Supply chain failures cost consumer brands over USD $12bn
Consumer goods brands are facing rising costs from supply chain disruption, with product availability failures now estimated at more than USD $12 billion a year, according to new research from DP World.
The study focuses on logistics incidents across the consumer goods sector. It reports that each disruption costs around USD $680,000 on average.
Companies also lose time when incidents occur. The research finds that disrupted years remove more than a month of productive time as teams work to stabilise supply.
Widespread disruption
The findings show a broad range of pressures on consumer goods supply chains. These pressures include geopolitical events, congestion at ports, technology outages and climate-linked delays.
DP World reports that 80% of companies in the sector have experienced geopolitical disruption over the past three years. The same period has seen 86% face port congestion.
Technology problems are also common. The study finds that 87% of companies have faced technology failure in their logistics operations.
Climate-linked events have affected even more businesses. The research states that 91% of companies have experienced delays linked to climate factors.
Impact on customers
Disruption has become more visible to end customers. Brands report that incidents now feed through more quickly into store shelves, online availability and delivery windows.
Three-quarters of companies in the survey say they have seen an increase in customer complaints after a disruption. The research adds that 68% have lost business or contracts as a result of logistics failures.
DP World says this is changing the way consumers judge brands. Reliability is now emerging as a key marker of trust.
Wim Hoogedeure, Global Vice President and Consumer Vertical Lead at DP World, said: "Consumers have lived through enough disruption to know what failed logistics looks like, and they hold brands accountable. Reliability has become a signal of trust. Yet many companies place their confidence in supply chain networks that aren't built for the level of volatility we see today. Closing that gap will determine who earns consumer loyalty in the years ahead."
Visibility gap
Most companies in the study view supply chain visibility as a major issue. They say they struggle to see problems early enough and across enough of their network.
The report states that 94% of respondents cite visibility as a major challenge. This covers awareness of inventory, shipments, supplier performance and external risks.
Despite this, the data shows a gap between concern and investment. Only 27% of companies rank visibility improvements among their top investment priorities.

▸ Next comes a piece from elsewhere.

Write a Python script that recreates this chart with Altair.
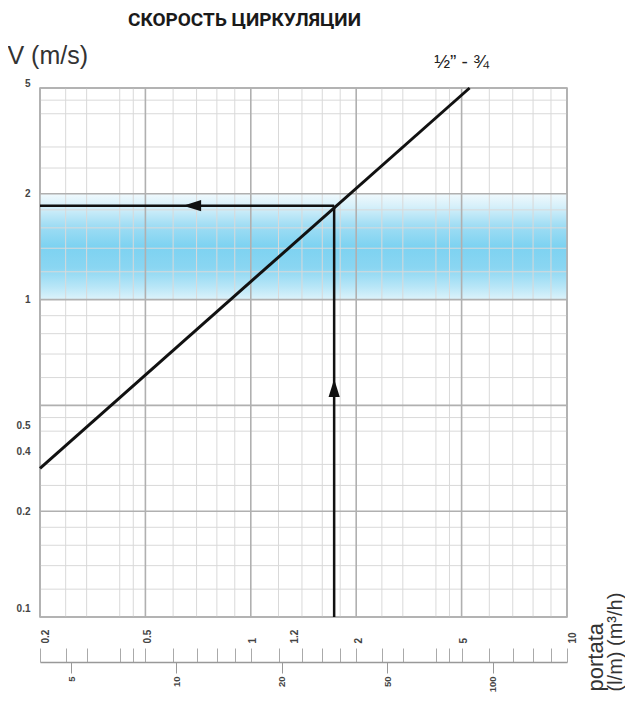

Spending on risk management is also limited. Fewer than four in ten companies fund formal risk-management or resilience planning in their logistics operations.
Shifting investment
The research suggests that investment priorities are beginning to change. Companies expect disruption to remain frequent and costly.
Three-quarters of respondents say they plan to increase logistics investment over the next three years. These plans focus on technology and process changes across the supply chain.
There is growing interest in automation and artificial intelligence. Respondents also point to tools that detect risks earlier and allow teams to adjust operations before customers are affected.
Beat Simon, Chief Operating Officer - Logistics, DP World, said: "What we see making the strongest difference for consumer goods brands is the ability to spot pressure points early and act before they turn into delays or shortages. When logistics operations are well-orchestrated and backed by the right intelligence, potential issues can be dealt with upfront, helping brands to maintain the level of product availability that their customers expect."
Cost of disruption
The report links disruption costs with company size, logistics spending and reputational impact. It uses survey data from 680 senior logistics leaders across eight industries, including consumer goods.
The model converts reported disruption cost ranges into midpoint values. It then calculates annual losses and average incident costs.
The study also explores how reputational damage raises financial loss. Companies that suffer visible failures often face longer-term impacts on sales and contracts.
According to the research, 78% of brands say reliability is central to customer retention. The study notes that companies investing in insight-led and anticipatory logistics are positioned to reduce disruption costs and strengthen reliability over time.